> _TASK BRIEF_
Reproduce the material word for word; the images stay out.
┄┄┄┄┄┄┄┄┄┄
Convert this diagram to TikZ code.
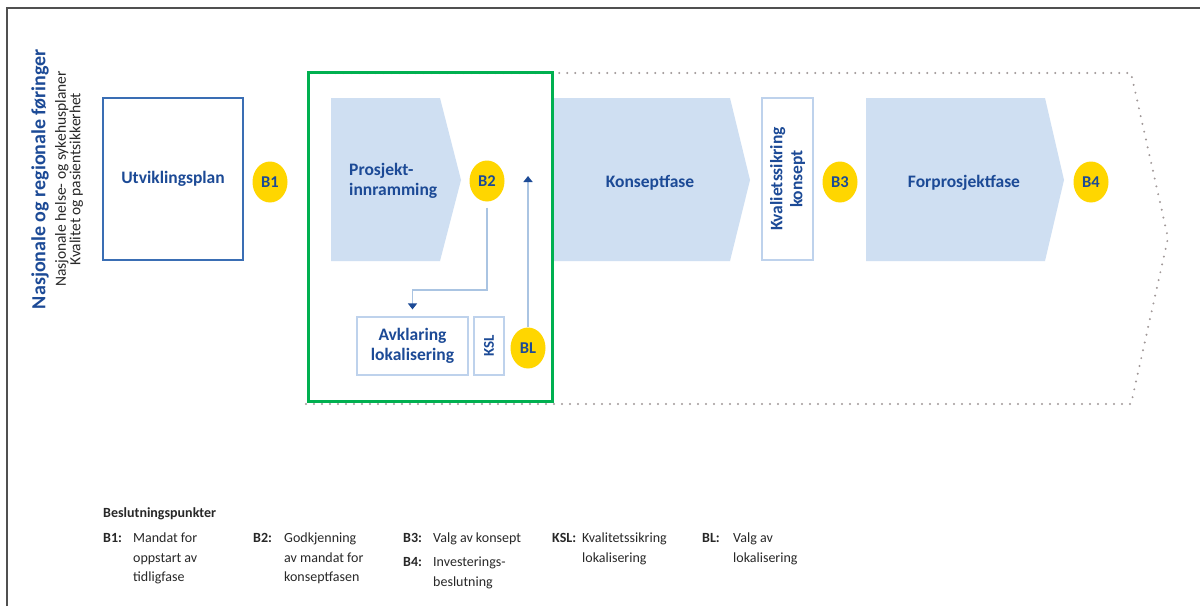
\documentclass[tikz,border=0pt]{standalone}
\usepackage{fontspec}
\setmainfont{Carlito}
\usetikzlibrary{arrows.meta,shapes.geometric}
\definecolor{dblue}{RGB}{28,74,150}
\definecolor{bordblue}{RGB}{58,110,180}
\definecolor{lblue}{RGB}{207,223,242}
\definecolor{lbord}{RGB}{190,210,236}
\definecolor{lline}{RGB}{170,196,226}
\definecolor{ryellow}{RGB}{255,214,0}
\definecolor{rgreen}{RGB}{0,176,80}
\definecolor{dotgray}{RGB}{160,152,152}
\definecolor{framegray}{RGB}{80,80,80}
\definecolor{txtgray}{RGB}{40,40,40}
\newcommand\rsLabel{\fontsize{17.5}{20}\selectfont\bfseries}
\newcommand\rsBadge{\fontsize{16.5}{18}\selectfont\bfseries}
\newcommand\rsLeg{\fontsize{14}{19.5}\selectfont}
\begin{document}
\begin{tikzpicture}[x=1pt,y=-1pt,
  phase/.style={fill=lblue,draw=none},
  lbl/.style={text=dblue,font=\rsLabel,inner sep=0pt,align=center},
  badge/.style={ellipse,fill=ryellow,draw=none,minimum width=35pt,minimum height=41pt,inner sep=0pt,text=dblue,font=\rsBadge},
  thinbox/.style={draw=lbord,line width=1.2pt,fill=white},
  conn/.style={draw=lline,line width=1.5pt,-{Triangle[width=9pt,length=6pt,color=dblue]}},
  legb/.style={font=\rsLeg\bfseries,text=txtgray,anchor=north west,inner sep=0pt},
  legt/.style={font=\rsLeg,text=txtgray,anchor=north west,inner sep=0pt,align=left}]
\useasboundingbox (0,0) rectangle (1200,606);
\fill[white] (0,0) rectangle (1200,606);
% outer frame
\draw[framegray,line width=2pt] (7,606) -- (7,8) -- (1200,8);
% dotted outline
\draw[dotgray,line width=2.2pt,line cap=round,dash pattern=on 0pt off 8pt]
  (306,404) -- (1131,404) -- (1168,238) -- (1131,73) -- (310,73);
% left titles
\node[rotate=90,text=dblue,font=\fontsize{20}{22}\selectfont\bfseries,inner sep=0pt] (t1) at (40,179) {Nasjonale og regionale føringer};
\node[rotate=90,text=txtgray,font=\fontsize{15.5}{14.5}\selectfont,align=center,inner sep=0pt] (t2) at (69,179) {Nasjonale helse- og sykehusplaner\\Kvalitet og pasientsikkerhet};
% Utviklingsplan
\node[draw=bordblue,line width=1.5pt,minimum width=140pt,minimum height=162pt,inner sep=0pt,text=dblue,font=\rsLabel] (utv) at (173,179) {Utviklingsplan};
\node[badge] (B1) at (270,182) {B1};
% phases
\fill[phase] (331,98) -- (440,98) -- (461,180) -- (440,261) -- (331,261) -- cycle;
\fill[phase] (553,98) -- (730,98) -- (750,180) -- (730,261) -- (553,261) -- cycle;
\fill[phase] (866,98) -- (1045,98) -- (1064,180) -- (1045,261) -- (866,261) -- cycle;
\node[lbl,anchor=west,align=left] (pro) at (349,181) {Prosjekt-\\innramming};
\node[lbl] (kon) at (650,183) {Konseptfase};
\node[lbl] (for) at (964,183) {Forprosjektfase};
\node[badge] (B2) at (487,181) {B2};
% quality box
\node[thinbox,minimum width=51pt,minimum height=162pt,inner sep=0pt] (kvb) at (787.5,179) {};
\node[lbl,rotate=90] (kvt) at (kvb.center) {Kvalietssikring\\konsept};
\node[badge] (B3) at (840,182) {B3};
\node[badge] (B4) at (1091,182) {B4};
% localisation
\node[thinbox,minimum width=111pt,minimum height=58pt,inner sep=0pt,text=dblue,font=\rsLabel,align=center] (avk) at (412.5,346) {Avklaring\\lokalisering};
\node[thinbox,minimum width=30pt,minimum height=58pt,inner sep=0pt] (ksl) at (489,346) {};
\node[lbl,rotate=90,font=\fontsize{15}{17}\selectfont\bfseries] (kslt) at (ksl.center) {KSL};
\node[badge] (BL) at (528,348) {BL};
% connectors
\coordinate (bend) at (487,290);
\draw[conn,shorten <=6pt,shorten >=7pt] (B2.south) -- (bend) -| (avk.north);
\coordinate (blend) at (528,176);
\draw[conn] (BL.north) -- (blend);
% green frame
\draw[rgreen,line width=3pt] (308,72) rectangle (552,401);
% legend
\node[legb] (lh) at (103,507) {Beslutningspunkter};
\node[legb] (l1) at (103,533) {B1:};
\node[legt] (l1t) at (133,533) {Mandat for\\oppstart av\\tidligfase};
\node[legb] (l2) at (253,533) {B2:};
\node[legt] (l2t) at (284,533) {Godkjenning\\av mandat for\\konseptfasen};
\node[legb] (l3) at (403,533) {B3:};
\node[legt] (l3t) at (433,533) {Valg av konsept};
\node[legb] (l4) at (403,557) {B4:};
\node[legt] (l4t) at (433,557) {Investerings-\\beslutning};
\node[legb] (l5) at (552,533) {KSL:};
\node[legt] (l5t) at (582,533) {Kvalitetssikring\\lokalisering};
\node[legb] (l6) at (702,533) {BL:};
\node[legt] (l6t) at (733,533) {Valg av\\lokalisering};
\end{tikzpicture}
\end{document}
┄┄┄┄┄┄┄┄┄┄
> _SOLUTION TO THIS TASK_
Convert this diagram to TikZ code.
\documentclass[tikz,border=0pt]{standalone}
\usepackage{fontspec}
\setmainfont{Carlito}
\usetikzlibrary{arrows.meta,shapes.geometric}
\definecolor{dblue}{RGB}{28,74,150}
\definecolor{bordblue}{RGB}{58,110,180}
\definecolor{lblue}{RGB}{207,223,242}
\definecolor{lbord}{RGB}{190,210,236}
\definecolor{lline}{RGB}{170,196,226}
\definecolor{ryellow}{RGB}{255,214,0}
\definecolor{rgreen}{RGB}{0,176,80}
\definecolor{dotgray}{RGB}{160,152,152}
\definecolor{framegray}{RGB}{80,80,80}
\definecolor{txtgray}{RGB}{40,40,40}
\newcommand\rsLabel{\fontsize{17.5}{20}\selectfont\bfseries}
\newcommand\rsBadge{\fontsize{16.5}{18}\selectfont\bfseries}
\newcommand\rsLeg{\fontsize{14}{19.5}\selectfont}
\begin{document}
\begin{tikzpicture}[x=1pt,y=-1pt,
  phase/.style={fill=lblue,draw=none},
  lbl/.style={text=dblue,font=\rsLabel,inner sep=0pt,align=center},
  badge/.style={ellipse,fill=ryellow,draw=none,minimum width=35pt,minimum height=41pt,inner sep=0pt,text=dblue,font=\rsBadge},
  thinbox/.style={draw=lbord,line width=1.2pt,fill=white},
  conn/.style={draw=lline,line width=1.5pt,-{Triangle[width=9pt,length=6pt,color=dblue]}},
  legb/.style={font=\rsLeg\bfseries,text=txtgray,anchor=north west,inner sep=0pt},
  legt/.style={font=\rsLeg,text=txtgray,anchor=north west,inner sep=0pt,align=left}]
\useasboundingbox (0,0) rectangle (1200,606);
\fill[white] (0,0) rectangle (1200,606);
% outer frame
\draw[framegray,line width=2pt] (7,606) -- (7,8) -- (1200,8);
% dotted outline
\draw[dotgray,line width=2.2pt,line cap=round,dash pattern=on 0pt off 8pt]
  (306,404) -- (1131,404) -- (1168,238) -- (1131,73) -- (310,73);
% left titles
\node[rotate=90,text=dblue,font=\fontsize{20}{22}\selectfont\bfseries,inner sep=0pt] (t1) at (40,179) {Nasjonale og regionale føringer};
\node[rotate=90,text=txtgray,font=\fontsize{15.5}{14.5}\selectfont,align=center,inner sep=0pt] (t2) at (69,179) {Nasjonale helse- og sykehusplaner\\Kvalitet og pasientsikkerhet};
% Utviklingsplan
\node[draw=bordblue,line width=1.5pt,minimum width=140pt,minimum height=162pt,inner sep=0pt,text=dblue,font=\rsLabel] (utv) at (173,179) {Utviklingsplan};
\node[badge] (B1) at (270,182) {B1};
% phases
\fill[phase] (331,98) -- (440,98) -- (461,180) -- (440,261) -- (331,261) -- cycle;
\fill[phase] (553,98) -- (730,98) -- (750,180) -- (730,261) -- (553,261) -- cycle;
\fill[phase] (866,98) -- (1045,98) -- (1064,180) -- (1045,261) -- (866,261) -- cycle;
\node[lbl,anchor=west,align=left] (pro) at (349,181) {Prosjekt-\\innramming};
\node[lbl] (kon) at (650,183) {Konseptfase};
\node[lbl] (for) at (964,183) {Forprosjektfase};
\node[badge] (B2) at (487,181) {B2};
% quality box
\node[thinbox,minimum width=51pt,minimum height=162pt,inner sep=0pt] (kvb) at (787.5,179) {};
\node[lbl,rotate=90] (kvt) at (kvb.center) {Kvalietssikring\\konsept};
\node[badge] (B3) at (840,182) {B3};
\node[badge] (B4) at (1091,182) {B4};
% localisation
\node[thinbox,minimum width=111pt,minimum height=58pt,inner sep=0pt,text=dblue,font=\rsLabel,align=center] (avk) at (412.5,346) {Avklaring\\lokalisering};
\node[thinbox,minimum width=30pt,minimum height=58pt,inner sep=0pt] (ksl) at (489,346) {};
\node[lbl,rotate=90,font=\fontsize{15}{17}\selectfont\bfseries] (kslt) at (ksl.center) {KSL};
\node[badge] (BL) at (528,348) {BL};
% connectors
\coordinate (bend) at (487,290);
\draw[conn,shorten <=6pt,shorten >=7pt] (B2.south) -- (bend) -| (avk.north);
\coordinate (blend) at (528,176);
\draw[conn] (BL.north) -- (blend);
% green frame
\draw[rgreen,line width=3pt] (308,72) rectangle (552,401);
% legend
\node[legb] (lh) at (103,507) {Beslutningspunkter};
\node[legb] (l1) at (103,533) {B1:};
\node[legt] (l1t) at (133,533) {Mandat for\\oppstart av\\tidligfase};
\node[legb] (l2) at (253,533) {B2:};
\node[legt] (l2t) at (284,533) {Godkjenning\\av mandat for\\konseptfasen};
\node[legb] (l3) at (403,533) {B3:};
\node[legt] (l3t) at (433,533) {Valg av konsept};
\node[legb] (l4) at (403,557) {B4:};
\node[legt] (l4t) at (433,557) {Investerings-\\beslutning};
\node[legb] (l5) at (552,533) {KSL:};
\node[legt] (l5t) at (582,533) {Kvalitetssikring\\lokalisering};
\node[legb] (l6) at (702,533) {BL:};
\node[legt] (l6t) at (733,533) {Valg av\\lokalisering};
\end{tikzpicture}
\end{document}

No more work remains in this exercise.